Perdón

Opinión

Como en una parábola retorcida, la profanación llegó hasta la sacristía, donde el cáliz quedó a un lado, olvidado en el altar del delito. Se llevaron el metal, dejaron la fe intacta

Unos ladrones roban de madrugada dos cajas fuertes en el colegio Montecalpe de Algeciras y dejan un mensaje al capellán: "Perdón"

El colegio Montecalpe de Algeciras, en una imagen aérea.
El colegio Montecalpe de Algeciras, en una imagen aérea. / E.S.

La noche tenía la textura de un óleo negro y espeso. Sobre Algeciras, la brisa del Estrecho barría los últimos ecos del domingo cuando las sombras se deslizaron por los muros del colegio Montecalpe. No eran simples ladrones; no eran meros cacos de tres al cuarto que revientan una caja y desaparecen en la negrura. No. Eran ángeles caídos, salteadores con vocación de penitentes, sombras que sabían exactamente dónde golpear. Se movían con la precisión de un monje en la liturgia del crimen.

La cerradura cedió sin un quejido, la alarma se sumió en un silencio piadoso. Con guantes oscuros y el sigilo de un viejo sacristán, recorrieron los pasillos como quien sigue un catecismo aprendido de memoria. Abrieron puertas, forzaron despachos, registraron cajones. Como en una parábola retorcida, la profanación llegó hasta la sacristía, donde el cáliz quedó a un lado, olvidado en el altar del delito. Lo importante estaba tras el cuadro, en la caja empotrada en la pared. La revelación del botín, un oro de dudoso incienso. Se llevaron el metal, dejaron la fe intacta.

Y entonces, el milagro de la palabra. Un mensaje en la mesa del capellán, escrito con la tinta de la contradicción: "Perdón". No "lo sentimos". No "lamentamos el daño". Un simple y monástico "Perdón". Como una confesión sin sacerdote, como un salmo truncado, como una coartada moral en mitad del sacrilegio.

No es el primer robo en la historia, ni será el último, pero hay algo en ese mensaje que le da a la fe un último resquicio de duda.
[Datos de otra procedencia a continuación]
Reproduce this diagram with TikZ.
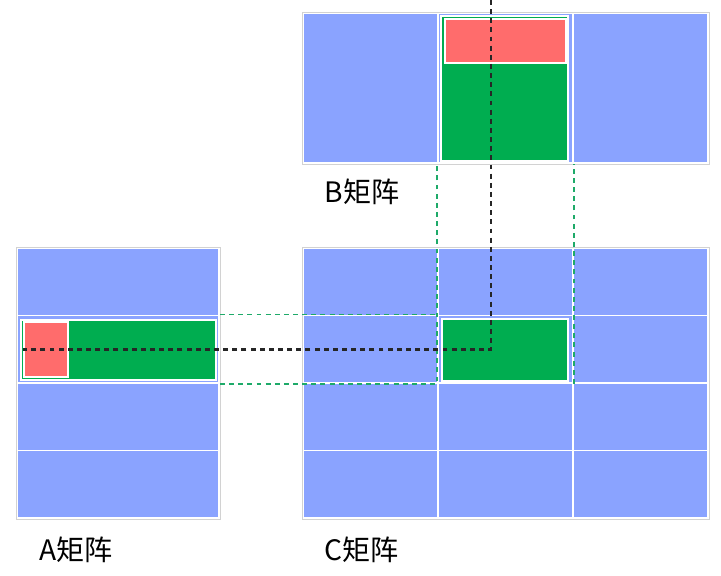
\documentclass[tikz,border=0pt]{standalone}
\usepackage{fontspec}
\setmainfont{Noto Sans CJK SC}
\usepackage{xcolor}
\usepackage{tikz}
\usetikzlibrary{positioning}

\definecolor{cellblue}{RGB}{138,163,255}
\definecolor{selgreen}{RGB}{0,173,80}
\definecolor{selred}{RGB}{255,108,108}
\definecolor{guidegreen}{RGB}{30,170,105}

\begin{document}
\begin{tikzpicture}[
  x = 0.025cm, y = -0.025cm,
  cell/.style  = {rectangle, draw=white, line width=1.3pt, fill=cellblue,
                  inner sep=0pt, minimum width=3.38cm, minimum height=1.69cm},
  frame/.style = {draw=gray!35, line width=0.6pt},
  sel/.style   = {rectangle, draw=white, line width=1pt, inner sep=0pt},
  guide/.style = {guidegreen, dash pattern=on 3.5pt off 3pt, line width=1.3pt},
  trace/.style = {black!85, dash pattern=on 3.5pt off 3pt, line width=1.5pt},
  lbl/.style   = {font=\fontsize{20}{24}\selectfont, inner sep=0pt}
]
  \useasboundingbox (0,0) rectangle (721,576);

  % B matrix: one row
  \foreach \c/\x in {1/370.7, 2/505.3, 3/640.7}
    \node[cell, minimum height=3.75cm] (b-\c) at (\x,88) {};
  \draw[frame] (b-1.north west) rectangle (b-3.south east);

  % A matrix: one column
  \foreach \r/\y in {1/281.75, 2/349.25, 3/416.75, 4/484.25}
    \node[cell, minimum width=5.05cm] (a-\r) at (118,\y) {};
  \draw[frame] (a-1.north west) rectangle (a-4.south east);

  % C matrix
  \foreach \r/\y in {1/281.75, 2/349.25, 3/416.75, 4/484.25}
    \foreach \c/\x in {1/370.7, 2/505.3, 3/640.7}
      \node[cell] (c-\r-\c) at (\x,\y) {};
  \draw[frame] (c-1-1.north west) rectangle (c-4-3.south east);

  % selected blocks
  \node[sel, fill=selgreen, minimum width=4.875cm, minimum height=1.5cm]  (asel) at (118.5,350) {};
  \node[sel, fill=selred,   minimum width=1.1cm,   minimum height=1.375cm] (ared) at (46,349.5) {};
  \node[sel, fill=selgreen, minimum width=3.175cm, minimum height=3.625cm] (bsel) at (504.5,88.5) {};
  \node[sel, fill=selred,   minimum width=3.025cm, minimum height=1.1cm]   (bred) at (505.5,41) {};
  \node[sel, fill=selgreen, minimum width=3.15cm,  minimum height=1.55cm]  (csel) at (505,350) {};

  % guides
  \draw[guide] (a-2.north east) -- (c-2-2.north west);
  \draw[guide] (a-2.south east) -- (c-2-2.south west) -- (b-2.south west);
  \draw[guide] (c-2-2.south east) -- (b-2.south east);

  \coordinate (top)  at (491,0);
  \coordinate (turn) at (491,349.5);
  \draw[trace] (top) -- (turn) -- (ared.west);

  % labels
  \node[lbl] (blabel) at (362,192) {B矩阵};
  \node[lbl] (alabel) at (76,550)  {A矩阵};
  \node[lbl] (clabel) at (362,550) {C矩阵};
\end{tikzpicture}
\end{document}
O a la duda, un último resquicio de fe"

No se sabe quiénes eran, aunque todo indica que conocían el colegio mejor que sus propios alumnos. Quizás antiguos estudiantes que un día aprendieron ahí la parábola del hijo pródigo y ahora regresaban, no para ser acogidos con el ternero cebado, sino para saquear la despensa antes de marcharse de nuevo al exilio del delito. No eran los rateros de Dickens ni los bribones de Mark Twain. No. Eran la sombra de El Jorobado de Notre Dame, un eco de Raskólnikov, los hijos de un expresionismo alemán o una novela rusa en el que la culpa y el crimen son inseparables.

La policía rastrea huellas, recaba pruebas, reconstruye la historia. Pero quizá lo único que importe, lo único que perdure, sea esa palabra, escrita en una mesa de despacho con el peso de una piedra en el alma: "Perdón". No es el primer robo en la historia, ni será el último, pero hay algo en ese mensaje que le da a la fe un último resquicio de duda. O a la duda, un último resquicio de fe.

Al amanecer, el colegio despertó con un aire de conmoción y misterio. El personal recorrió las estancias violadas por la noche, como quien inspecciona una iglesia tras un terremoto. Entre los pasillos, un murmullo crecía entre los alumnos, algunos susurrando teorías, otros evocando relatos de ladrones con alma. Hubo indignación, sí, pero también un extraño sentimiento de desconcierto.